Ultimately, Trondheim invites readers to consider how noble intentions such as serving the common good can become perverted by prejudice, ideology, and greed. McConey, Cat, and Ruffhaus demonstrate the antidote to these temptations by working together in an effort to preserve their shared interest in one another’s survival as they face and escape one danger after another.
Impact
Trondheim’s Lapinot stories enjoy a wide readership in Europe. The publication of Harum Scarum in English is significant for many reasons. First, while many Trondheim titles have been translated into English, Fantagraphics Books’ editions of Harum Scarum and The Hoodoodad remain the only examples of his work in the Lapinot comics universe in English. These stories offer yet another view into Trondheim’s prolific art and serve as an example of a small-press comic book achieving mainstream status with comics readers of all ages.

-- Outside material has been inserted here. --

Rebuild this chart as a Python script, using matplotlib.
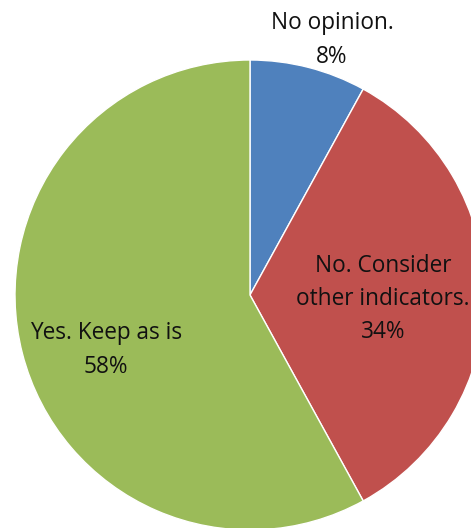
import matplotlib.pyplot as plt

# survey answer shares
labels = ['No opinion.', 'No. Consider\nother indicators.', 'Yes. Keep as is']
shares = [8, 34, 58]
colors = ['#4F81BD', '#C0504D', '#9BBB59']

plt.rcParams['font.family'] = ['Open Sans', 'DejaVu Sans']

W, H = 471, 528
fig = plt.figure(figsize=(W / 100, H / 100), dpi=100)
ax = fig.add_axes([0, 0, 1, 1])

cx, cy, r = 250, H - 295, 235
wedges, _ = ax.pie(shares, colors=colors, startangle=90, counterclock=False,
                   center=(cx, cy), radius=r, frame=True,
                   wedgeprops=dict(edgecolor='white', linewidth=1))
ax.set_xlim(0, W)
ax.set_ylim(0, H)
ax.set_aspect('equal')
ax.axis('off')

# label positions (pixels from top-left)
label_pos = [(332, 40), (383, 299), (106, 350)]
for lab, val, (x, y) in zip(labels, shares, label_pos):
    ax.text(x, H - y, f'{lab}\n{val}%', ha='center', va='center',
            fontsize=16.3, color='#111111', linespacing=1.52)

fig.savefig('out.png', dpi=100)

In addition, Harum Scarum provides an example of how Trondheim’s work often seeks to challenge literary and comic traditions and conventions. Even though Harum Scarum contains recognizable comic book features such as panels and conversation bubbles, Trondheim uses these elements to juxtapose themes, images, and texts that may seem discordant, such as his almost childlike characters roaming the streets of a realistically drawn city street or dialogue about complex ideas interspersed with puns and jokes. The overall effect of these disparate qualities merging on the pages of Harum Scarum is a delightful dissonance rooted in tradition that surpasses the arbitrary limitations of conventions reinforcing reader’s expectations.
Further Reading
Guibert, Emmanuel, and Joann Sfar. The Professor’s Daughter (2007).
Jason. Werewolves of Montpellier (2010).
Trondheim, Lewis. The Hoodoodad (1998).
Bibliography
Beaty, Bart. “The Strange Case of Lewis Trondheim.” In Unpopular Culture: Transforming the European Comic Book in the 1990’s. Toronto: University of Toronto Press, 2007.
Chaney, Michael A. “Animal Subjects of the Graphic Novel.” College Literature 38, no. 3 (Summer, 2011): 129-149.
Miller, Ann. Reading Bande Dessinée: Critical Approaches to French-Language Comic Strip. Chicago: Intellect Books, 2007.